On Jan 4, 2008 9:59 AM, apfelmus
Felipe Lessa wrote:
How can we prove that (runPromptM prompt === id)? I was trying to go with
You probably mean
runPromptM id = id
Actually, I meant an specialization of 'runPromptM prompt': runPromptM id :: (Monad p) => Prompt p r -> p r runPromptM prompt :: (MonadPrompt p m) => Prompt p r -> m r runPromptM (prompt :: p a -> Prompt p a) :: Prompt p r -> Prompt p r [snip]
you could use mathematical induction . You can do the same here, but you need to use coinduction. For more, see also
Thanks for the tip! So I can define
approx :: Integer -> Prompt p r -> Prompt p r approx (n+1) (PromptDone r) = PromptDone r approx (n+1) (Prompt p c) = Prompt p (approx n . c)

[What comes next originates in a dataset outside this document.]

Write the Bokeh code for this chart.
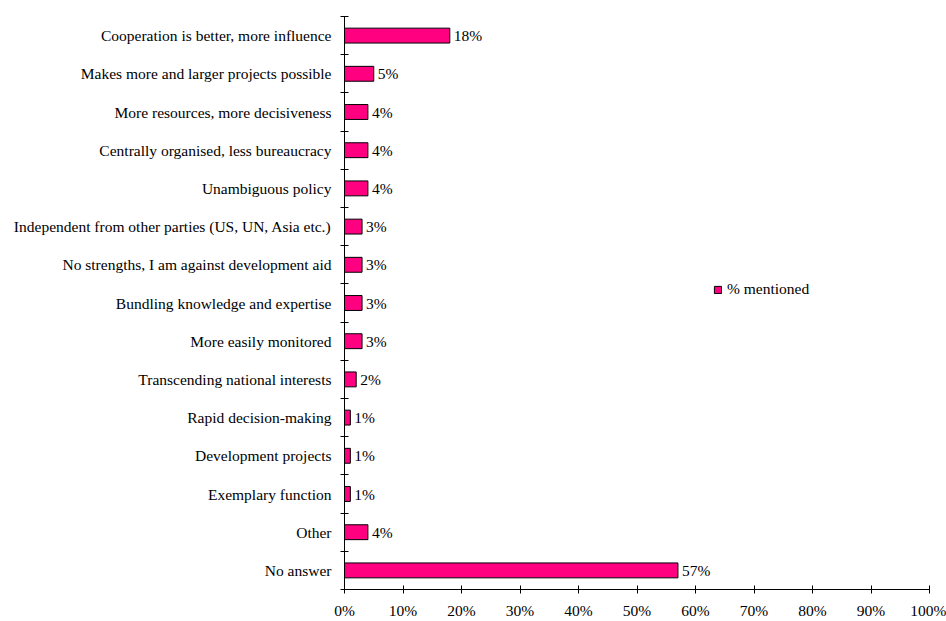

runId :: Prompt p r -> Prompt p r runId = runPromptM prompt
and try to prove that ∀n. approx n (id x) == approx n (runId x) We can see trivially that approx n (id (PromptDone r)) == approx n (runId (PromptDone r)) For the case that x is (Prompt p c), we'll prove using induction. The base case n = 0 is trivially proven as ∀x. approx 0 x == ⊥. For the indutive case, approx (m+1) (runId (Prompt p c)) -- definition of runId = approx (m+1) (runPromptM prompt (Prompt p c)) -- definition of runPromptM for the Prompt case = approx (m+1) (prompt p >>= runPromptM prompt . c) -- definition of prompt in the Prompt instance = approx (m+1) (Prompt p return >>= runPromptM prompt . c) -- definition of (>>=) in the Prompt instance = approx (m+1) (Prompt p ((>>= runPromptM prompt . c) . return)) -- monad law '(return x >>= f) == f x' = approx (m+1) (Prompt p (runPromptM prompt . c)) -- definition of approx = Prompt p (approx m . runPromptM prompt . c) -- definition of runId = Prompt p (approx m . runId . c) -- definition of (.) twice = Prompt p (\x -> approx m (runId (c x))) -- induction hypothesis = Prompt p (\x -> approx m (id (c x)) -- definition of (.) twice = Prompt p (approx m . id . c) -- definition of approx = approx (m+1) (Prompt p (id . c)) -- law 'id . f == f' = approx (m+1) (Prompt p c) -- law 'x == id x' = approx (m+1) (id (Prompt p c)) Which was to be proven. ∎ I think I didn't commit any mistake above =). Thanks again for help, -- Felipe.